▸ **The task**
Repeat each line of the material below exactly as it appears, minus any pictures.

▸ **Data section**
(begin)

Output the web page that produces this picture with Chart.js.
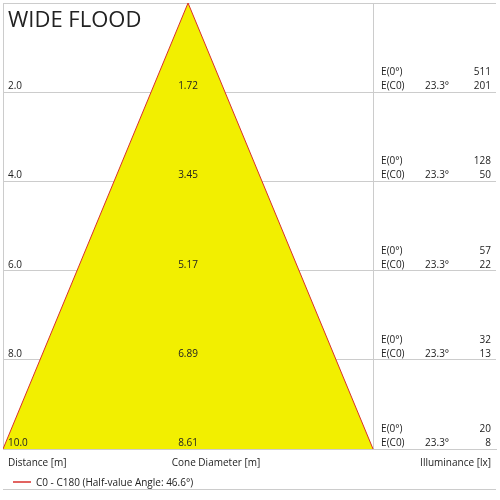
<!DOCTYPE html>
<html><head><script src="https://cdn.jsdelivr.net/npm/chart.js@4"></script>
<style>body{margin:0;background:#fff}#w{width:500px;height:500px}</style></head>
<body><div id="w"><canvas id="c"></canvas></div>
<script>
const distances=[2,4,6,8,10];
const distanceLabels=["2.0","4.0","6.0","8.0","10.0"];
const diameters=[1.72,3.45,5.17,6.89,8.61];
const e0=[511,128,57,32,20];
const eC0=[201,50,22,13,8];
const halfAngle="23.3°";
const maxD=10, halfBase=8.61/2, rightCol=2.86;
const font='"Open Sans", "DejaVu Sans", sans-serif';
const textPlugin={id:'t',afterDraw(ch){
 const {ctx,scales:{x,y},chartArea:a}=ch;
 ctx.save();ctx.fillStyle='#222';
 ctx.font='22px '+font;ctx.textBaseline='alphabetic';ctx.textAlign='left';
 ctx.fillText('WIDE FLOOD',a.left+5,a.top+24);
 ctx.font='10px '+font;
 distances.forEach((d,i)=>{
  const py=y.getPixelForValue(d);
  ctx.textAlign='left';ctx.fillText(distanceLabels[i],a.left+5,py-3);
  ctx.textAlign='center';ctx.fillText(diameters[i].toFixed(2),x.getPixelForValue(0),py-3);
  const xr=x.getPixelForValue(halfBase);
  ctx.textAlign='left';ctx.fillText('E(0°)',xr+8,py-17);ctx.fillText('E(C0)',xr+8,py-3);
  ctx.fillText(halfAngle,xr+52,py-3);
  ctx.textAlign='right';ctx.fillText(String(e0[i]),a.right-5,py-17);ctx.fillText(String(eC0[i]),a.right-5,py-3);
 });
 ctx.textAlign='left';ctx.fillText('Distance [m]',a.left+5,a.bottom+17);
 ctx.textAlign='center';ctx.fillText('Cone Diameter [m]',x.getPixelForValue(0.65),a.bottom+17);
 ctx.textAlign='right';ctx.fillText('Illuminance [lx]',a.right-5,a.bottom+17);
 ctx.strokeStyle='#d9302c';ctx.lineWidth=1.5;ctx.beginPath();
 ctx.moveTo(a.left+10,a.bottom+33);ctx.lineTo(a.left+28,a.bottom+33);ctx.stroke();
 ctx.textAlign='left';ctx.fillText('C0 - C180 (Half-value Angle: 46.6°)',a.left+33,a.bottom+37);
 ctx.strokeStyle='#ccc';ctx.lineWidth=1;ctx.beginPath();
 ctx.moveTo(a.left,a.bottom+40.5);ctx.lineTo(a.right,a.bottom+40.5);ctx.stroke();
 ctx.restore();
}};
new Chart(document.getElementById('c'),{type:'scatter',
 data:{datasets:[{data:[{x:-halfBase,y:maxD},{x:0,y:0},{x:halfBase,y:maxD}],showLine:true,
  borderColor:'#d9302c',borderWidth:1,backgroundColor:'#f2ef00',fill:{value:maxD},pointRadius:0,tension:0}]},
 options:{responsive:true,maintainAspectRatio:false,animation:false,
  layout:{padding:{left:3,right:4,top:3,bottom:51}},
  plugins:{legend:{display:false},tooltip:{enabled:false}},
  scales:{x:{type:'linear',min:-halfBase,max:halfBase+rightCol,display:true,
    ticks:{display:false},border:{display:true,color:'#ccc'},
    grid:{color:c=>Math.abs(c.tick.value-halfBase)<1e-6?'#ccc':'transparent',drawTicks:false},
    afterBuildTicks:s=>{s.ticks=[{value:-halfBase},{value:halfBase},{value:halfBase+rightCol}]}},
   y:{type:'linear',reverse:true,min:0,max:maxD,ticks:{display:false,stepSize:2},
    border:{display:true,color:'#ccc'},grid:{color:'#ccc',drawTicks:false}}}},
 plugins:[textPlugin]});
</script></body></html>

(end)

▸ **Problem solution**
Output the web page that produces this picture with Chart.js.
<!DOCTYPE html>
<html><head><script src="https://cdn.jsdelivr.net/npm/chart.js@4"></script>
<style>body{margin:0;background:#fff}#w{width:500px;height:500px}</style></head>
<body><div id="w"><canvas id="c"></canvas></div>
<script>
const distances=[2,4,6,8,10];
const distanceLabels=["2.0","4.0","6.0","8.0","10.0"];
const diameters=[1.72,3.45,5.17,6.89,8.61];
const e0=[511,128,57,32,20];
const eC0=[201,50,22,13,8];
const halfAngle="23.3°";
const maxD=10, halfBase=8.61/2, rightCol=2.86;
const font='"Open Sans", "DejaVu Sans", sans-serif';
const textPlugin={id:'t',afterDraw(ch){
 const {ctx,scales:{x,y},chartArea:a}=ch;
 ctx.save();ctx.fillStyle='#222';
 ctx.font='22px '+font;ctx.textBaseline='alphabetic';ctx.textAlign='left';
 ctx.fillText('WIDE FLOOD',a.left+5,a.top+24);
 ctx.font='10px '+font;
 distances.forEach((d,i)=>{
  const py=y.getPixelForValue(d);
  ctx.textAlign='left';ctx.fillText(distanceLabels[i],a.left+5,py-3);
  ctx.textAlign='center';ctx.fillText(diameters[i].toFixed(2),x.getPixelForValue(0),py-3);
  const xr=x.getPixelForValue(halfBase);
  ctx.textAlign='left';ctx.fillText('E(0°)',xr+8,py-17);ctx.fillText('E(C0)',xr+8,py-3);
  ctx.fillText(halfAngle,xr+52,py-3);
  ctx.textAlign='right';ctx.fillText(String(e0[i]),a.right-5,py-17);ctx.fillText(String(eC0[i]),a.right-5,py-3);
 });
 ctx.textAlign='left';ctx.fillText('Distance [m]',a.left+5,a.bottom+17);
 ctx.textAlign='center';ctx.fillText('Cone Diameter [m]',x.getPixelForValue(0.65),a.bottom+17);
 ctx.textAlign='right';ctx.fillText('Illuminance [lx]',a.right-5,a.bottom+17);
 ctx.strokeStyle='#d9302c';ctx.lineWidth=1.5;ctx.beginPath();
 ctx.moveTo(a.left+10,a.bottom+33);ctx.lineTo(a.left+28,a.bottom+33);ctx.stroke();
 ctx.textAlign='left';ctx.fillText('C0 - C180 (Half-value Angle: 46.6°)',a.left+33,a.bottom+37);
 ctx.strokeStyle='#ccc';ctx.lineWidth=1;ctx.beginPath();
 ctx.moveTo(a.left,a.bottom+40.5);ctx.lineTo(a.right,a.bottom+40.5);ctx.stroke();
 ctx.restore();
}};
new Chart(document.getElementById('c'),{type:'scatter',
 data:{datasets:[{data:[{x:-halfBase,y:maxD},{x:0,y:0},{x:halfBase,y:maxD}],showLine:true,
  borderColor:'#d9302c',borderWidth:1,backgroundColor:'#f2ef00',fill:{value:maxD},pointRadius:0,tension:0}]},
 options:{responsive:true,maintainAspectRatio:false,animation:false,
  layout:{padding:{left:3,right:4,top:3,bottom:51}},
  plugins:{legend:{display:false},tooltip:{enabled:false}},
  scales:{x:{type:'linear',min:-halfBase,max:halfBase+rightCol,display:true,
    ticks:{display:false},border:{display:true,color:'#ccc'},
    grid:{color:c=>Math.abs(c.tick.value-halfBase)<1e-6?'#ccc':'transparent',drawTicks:false},
    afterBuildTicks:s=>{s.ticks=[{value:-halfBase},{value:halfBase},{value:halfBase+rightCol}]}},
   y:{type:'linear',reverse:true,min:0,max:maxD,ticks:{display:false,stepSize:2},
    border:{display:true,color:'#ccc'},grid:{color:'#ccc',drawTicks:false}}}},
 plugins:[textPlugin]});
</script></body></html>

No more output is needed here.